— Begin —

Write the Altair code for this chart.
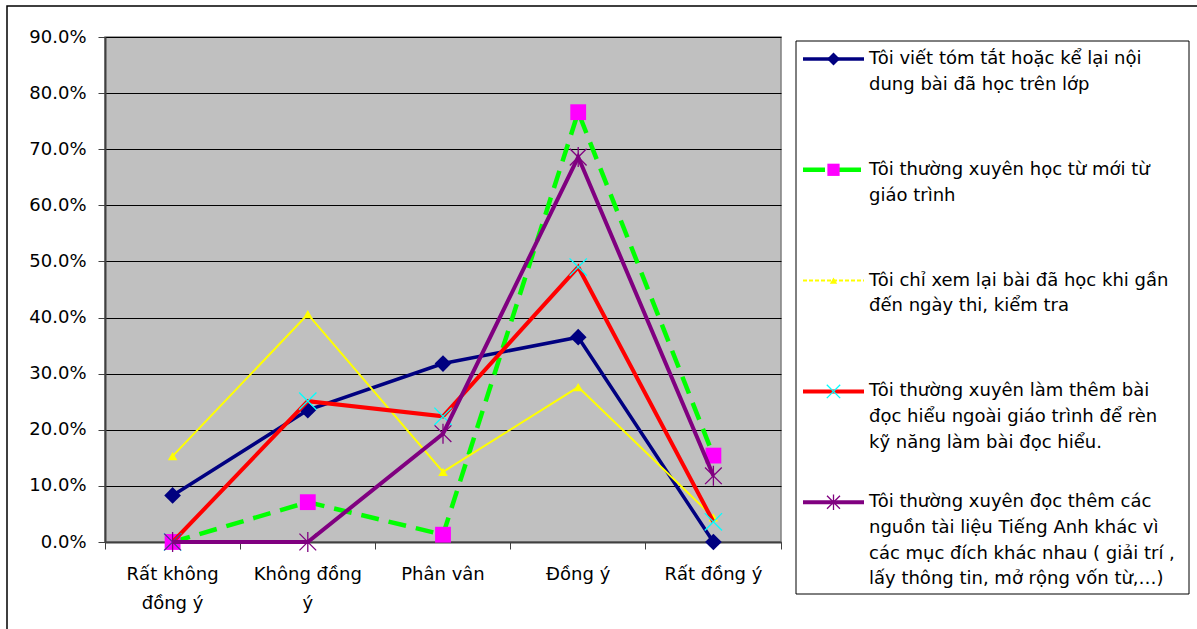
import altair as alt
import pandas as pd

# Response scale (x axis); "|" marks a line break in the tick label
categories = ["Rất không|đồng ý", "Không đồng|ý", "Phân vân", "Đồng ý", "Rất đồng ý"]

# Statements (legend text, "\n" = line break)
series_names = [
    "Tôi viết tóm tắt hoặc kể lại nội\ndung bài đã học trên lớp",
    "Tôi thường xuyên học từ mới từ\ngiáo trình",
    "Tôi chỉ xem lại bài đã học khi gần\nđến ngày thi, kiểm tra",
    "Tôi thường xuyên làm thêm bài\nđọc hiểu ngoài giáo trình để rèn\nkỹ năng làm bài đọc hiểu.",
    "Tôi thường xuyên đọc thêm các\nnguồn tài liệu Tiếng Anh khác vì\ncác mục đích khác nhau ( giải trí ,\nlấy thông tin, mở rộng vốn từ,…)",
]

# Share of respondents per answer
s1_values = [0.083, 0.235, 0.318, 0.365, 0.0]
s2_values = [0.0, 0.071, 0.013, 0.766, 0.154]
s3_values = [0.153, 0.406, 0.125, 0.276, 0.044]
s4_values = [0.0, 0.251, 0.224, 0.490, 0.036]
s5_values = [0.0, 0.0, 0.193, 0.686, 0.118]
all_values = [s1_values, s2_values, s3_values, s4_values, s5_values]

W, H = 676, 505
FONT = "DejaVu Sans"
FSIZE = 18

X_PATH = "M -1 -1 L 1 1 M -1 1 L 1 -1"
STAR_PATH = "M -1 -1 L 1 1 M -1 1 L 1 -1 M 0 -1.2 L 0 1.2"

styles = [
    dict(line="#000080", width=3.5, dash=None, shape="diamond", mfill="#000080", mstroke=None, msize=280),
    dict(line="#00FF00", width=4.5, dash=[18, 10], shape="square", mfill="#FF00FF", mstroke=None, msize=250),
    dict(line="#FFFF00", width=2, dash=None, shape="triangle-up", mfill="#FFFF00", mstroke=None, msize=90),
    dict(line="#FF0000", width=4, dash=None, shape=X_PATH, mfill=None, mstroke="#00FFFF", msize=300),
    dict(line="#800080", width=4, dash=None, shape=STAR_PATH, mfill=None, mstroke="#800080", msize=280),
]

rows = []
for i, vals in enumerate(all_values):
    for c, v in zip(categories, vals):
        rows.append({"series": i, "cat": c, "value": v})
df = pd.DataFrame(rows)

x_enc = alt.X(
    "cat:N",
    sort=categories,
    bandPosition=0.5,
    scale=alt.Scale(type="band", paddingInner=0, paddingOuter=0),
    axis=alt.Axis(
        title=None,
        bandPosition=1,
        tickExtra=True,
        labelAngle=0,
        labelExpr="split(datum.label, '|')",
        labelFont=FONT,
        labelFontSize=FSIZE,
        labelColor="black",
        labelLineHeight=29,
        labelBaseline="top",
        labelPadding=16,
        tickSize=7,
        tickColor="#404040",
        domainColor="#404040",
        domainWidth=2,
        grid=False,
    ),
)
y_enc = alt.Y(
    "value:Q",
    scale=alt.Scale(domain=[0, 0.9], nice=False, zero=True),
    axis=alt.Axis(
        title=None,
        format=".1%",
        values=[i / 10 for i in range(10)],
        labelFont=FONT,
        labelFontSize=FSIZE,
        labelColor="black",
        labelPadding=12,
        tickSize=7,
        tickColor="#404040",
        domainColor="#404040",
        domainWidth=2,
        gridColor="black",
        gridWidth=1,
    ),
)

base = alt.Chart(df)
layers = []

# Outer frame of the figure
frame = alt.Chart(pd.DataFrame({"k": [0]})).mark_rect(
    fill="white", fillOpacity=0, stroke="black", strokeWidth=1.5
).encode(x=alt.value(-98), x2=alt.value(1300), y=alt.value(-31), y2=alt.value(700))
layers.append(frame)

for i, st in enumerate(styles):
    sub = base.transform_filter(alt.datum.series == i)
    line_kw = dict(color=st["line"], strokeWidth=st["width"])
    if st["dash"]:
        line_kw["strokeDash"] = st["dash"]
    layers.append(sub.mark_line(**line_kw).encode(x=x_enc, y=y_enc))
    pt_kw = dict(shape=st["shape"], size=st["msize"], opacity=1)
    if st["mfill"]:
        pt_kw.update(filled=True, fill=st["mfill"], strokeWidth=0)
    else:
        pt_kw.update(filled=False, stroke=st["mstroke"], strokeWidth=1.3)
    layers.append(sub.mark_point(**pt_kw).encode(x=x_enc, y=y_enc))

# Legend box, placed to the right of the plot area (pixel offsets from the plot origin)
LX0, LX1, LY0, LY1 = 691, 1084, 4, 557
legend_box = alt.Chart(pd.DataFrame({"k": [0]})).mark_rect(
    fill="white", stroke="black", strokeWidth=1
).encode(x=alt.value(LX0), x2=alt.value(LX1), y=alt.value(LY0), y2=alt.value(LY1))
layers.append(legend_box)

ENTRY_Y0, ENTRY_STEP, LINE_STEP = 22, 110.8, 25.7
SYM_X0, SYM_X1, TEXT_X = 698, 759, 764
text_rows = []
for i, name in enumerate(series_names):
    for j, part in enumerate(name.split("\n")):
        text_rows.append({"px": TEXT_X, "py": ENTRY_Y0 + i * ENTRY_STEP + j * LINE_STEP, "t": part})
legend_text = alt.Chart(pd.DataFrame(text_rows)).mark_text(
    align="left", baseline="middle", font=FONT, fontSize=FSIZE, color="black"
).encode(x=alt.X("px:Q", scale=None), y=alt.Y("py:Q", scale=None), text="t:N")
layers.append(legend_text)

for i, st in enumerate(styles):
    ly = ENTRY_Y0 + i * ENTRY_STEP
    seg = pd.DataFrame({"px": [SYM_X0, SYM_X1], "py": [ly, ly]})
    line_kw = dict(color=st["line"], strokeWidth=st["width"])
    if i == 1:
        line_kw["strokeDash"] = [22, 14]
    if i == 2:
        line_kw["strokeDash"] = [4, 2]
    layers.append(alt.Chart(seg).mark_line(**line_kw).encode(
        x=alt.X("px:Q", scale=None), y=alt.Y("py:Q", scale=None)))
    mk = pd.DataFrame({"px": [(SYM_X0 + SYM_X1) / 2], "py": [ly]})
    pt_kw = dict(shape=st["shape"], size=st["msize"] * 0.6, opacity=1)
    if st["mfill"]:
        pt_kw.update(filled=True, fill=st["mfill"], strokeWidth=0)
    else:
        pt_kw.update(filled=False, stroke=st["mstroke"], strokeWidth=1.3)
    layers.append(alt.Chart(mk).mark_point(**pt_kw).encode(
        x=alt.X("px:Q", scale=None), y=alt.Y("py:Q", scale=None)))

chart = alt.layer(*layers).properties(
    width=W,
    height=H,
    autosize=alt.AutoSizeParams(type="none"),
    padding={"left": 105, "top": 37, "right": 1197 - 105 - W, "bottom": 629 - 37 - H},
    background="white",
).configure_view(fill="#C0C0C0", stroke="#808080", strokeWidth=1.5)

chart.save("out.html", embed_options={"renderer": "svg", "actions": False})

— End —
— Begin —

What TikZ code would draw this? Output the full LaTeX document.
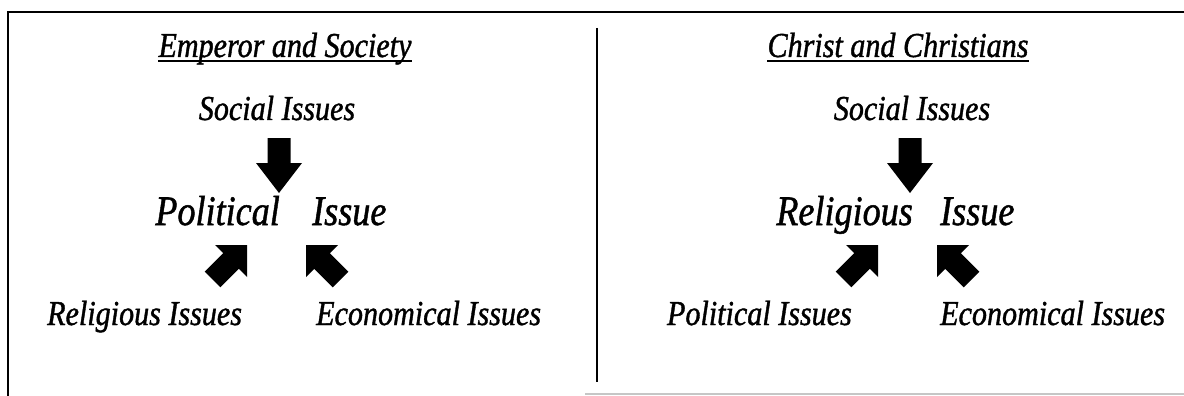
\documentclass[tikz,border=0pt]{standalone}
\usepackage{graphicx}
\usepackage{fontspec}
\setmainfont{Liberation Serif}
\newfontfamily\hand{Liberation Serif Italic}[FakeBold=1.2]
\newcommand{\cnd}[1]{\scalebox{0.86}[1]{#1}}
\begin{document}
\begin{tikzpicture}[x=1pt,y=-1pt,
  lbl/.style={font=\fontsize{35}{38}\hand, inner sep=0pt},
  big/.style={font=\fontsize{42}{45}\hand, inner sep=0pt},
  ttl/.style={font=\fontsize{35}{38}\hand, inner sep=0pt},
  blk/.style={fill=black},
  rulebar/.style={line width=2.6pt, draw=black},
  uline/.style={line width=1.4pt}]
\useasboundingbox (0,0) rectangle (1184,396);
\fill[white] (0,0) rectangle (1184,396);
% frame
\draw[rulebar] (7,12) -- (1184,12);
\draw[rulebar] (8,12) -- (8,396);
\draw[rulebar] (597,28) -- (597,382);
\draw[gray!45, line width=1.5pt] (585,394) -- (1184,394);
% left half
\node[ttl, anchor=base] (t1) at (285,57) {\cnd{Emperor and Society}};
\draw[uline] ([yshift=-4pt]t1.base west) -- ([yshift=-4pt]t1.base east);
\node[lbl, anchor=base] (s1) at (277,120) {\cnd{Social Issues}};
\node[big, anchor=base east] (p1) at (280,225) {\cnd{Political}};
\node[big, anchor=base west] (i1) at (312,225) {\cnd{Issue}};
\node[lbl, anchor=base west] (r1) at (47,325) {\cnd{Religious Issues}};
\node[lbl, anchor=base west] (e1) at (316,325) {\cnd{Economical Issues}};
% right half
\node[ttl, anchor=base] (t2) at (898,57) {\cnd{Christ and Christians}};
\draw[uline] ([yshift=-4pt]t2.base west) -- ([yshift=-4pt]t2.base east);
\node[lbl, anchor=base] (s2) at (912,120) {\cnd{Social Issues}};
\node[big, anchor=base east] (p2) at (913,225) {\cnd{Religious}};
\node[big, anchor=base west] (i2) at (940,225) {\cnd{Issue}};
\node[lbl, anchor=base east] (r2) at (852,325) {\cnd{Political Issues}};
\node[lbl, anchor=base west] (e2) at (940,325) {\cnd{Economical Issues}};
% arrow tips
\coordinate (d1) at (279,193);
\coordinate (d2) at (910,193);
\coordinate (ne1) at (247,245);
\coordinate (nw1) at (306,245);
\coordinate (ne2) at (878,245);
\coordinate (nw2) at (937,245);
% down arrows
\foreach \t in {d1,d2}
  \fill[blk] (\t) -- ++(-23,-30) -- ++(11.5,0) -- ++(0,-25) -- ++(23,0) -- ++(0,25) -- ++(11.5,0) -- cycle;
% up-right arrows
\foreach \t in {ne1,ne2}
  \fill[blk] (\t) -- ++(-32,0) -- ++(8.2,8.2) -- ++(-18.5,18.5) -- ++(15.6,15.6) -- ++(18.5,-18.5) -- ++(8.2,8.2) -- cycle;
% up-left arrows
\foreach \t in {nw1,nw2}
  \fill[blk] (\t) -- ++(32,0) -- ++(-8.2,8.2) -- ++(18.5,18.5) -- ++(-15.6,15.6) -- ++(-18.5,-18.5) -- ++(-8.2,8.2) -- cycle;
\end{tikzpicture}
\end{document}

— End —
— Begin —

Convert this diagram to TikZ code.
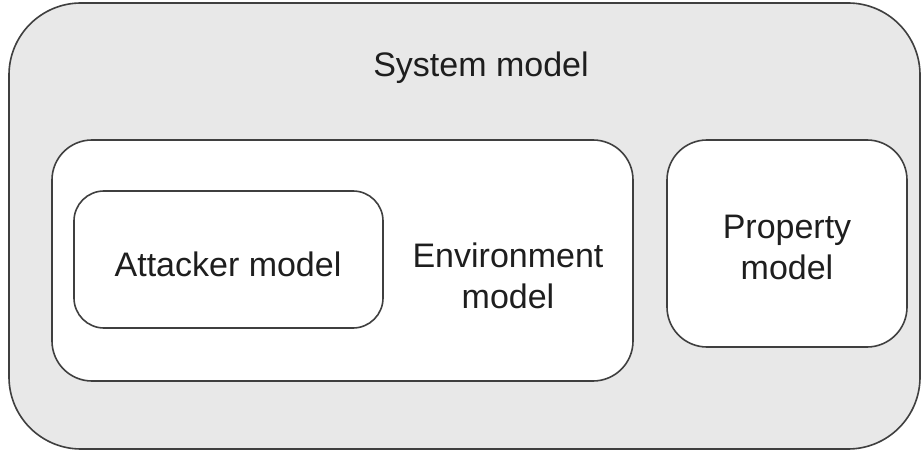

— End —

Out of the records above, set down only the lines from the one that contains "Write the Altair code for this chart." through the one that contains "-1 M 0 -1.2", unchanged and without the pictures.

Task response:
Write the Altair code for this chart.
import altair as alt
import pandas as pd

# Response scale (x axis); "|" marks a line break in the tick label
categories = ["Rất không|đồng ý", "Không đồng|ý", "Phân vân", "Đồng ý", "Rất đồng ý"]

# Statements (legend text, "\n" = line break)
series_names = [
    "Tôi viết tóm tắt hoặc kể lại nội\ndung bài đã học trên lớp",
    "Tôi thường xuyên học từ mới từ\ngiáo trình",
    "Tôi chỉ xem lại bài đã học khi gần\nđến ngày thi, kiểm tra",
    "Tôi thường xuyên làm thêm bài\nđọc hiểu ngoài giáo trình để rèn\nkỹ năng làm bài đọc hiểu.",
    "Tôi thường xuyên đọc thêm các\nnguồn tài liệu Tiếng Anh khác vì\ncác mục đích khác nhau ( giải trí ,\nlấy thông tin, mở rộng vốn từ,…)",
]

# Share of respondents per answer
s1_values = [0.083, 0.235, 0.318, 0.365, 0.0]
s2_values = [0.0, 0.071, 0.013, 0.766, 0.154]
s3_values = [0.153, 0.406, 0.125, 0.276, 0.044]
s4_values = [0.0, 0.251, 0.224, 0.490, 0.036]
s5_values = [0.0, 0.0, 0.193, 0.686, 0.118]
all_values = [s1_values, s2_values, s3_values, s4_values, s5_values]

W, H = 676, 505
FONT = "DejaVu Sans"
FSIZE = 18

X_PATH = "M -1 -1 L 1 1 M -1 1 L 1 -1"
STAR_PATH = "M -1 -1 L 1 1 M -1 1 L 1 -1 M 0 -1.2 L 0 1.2"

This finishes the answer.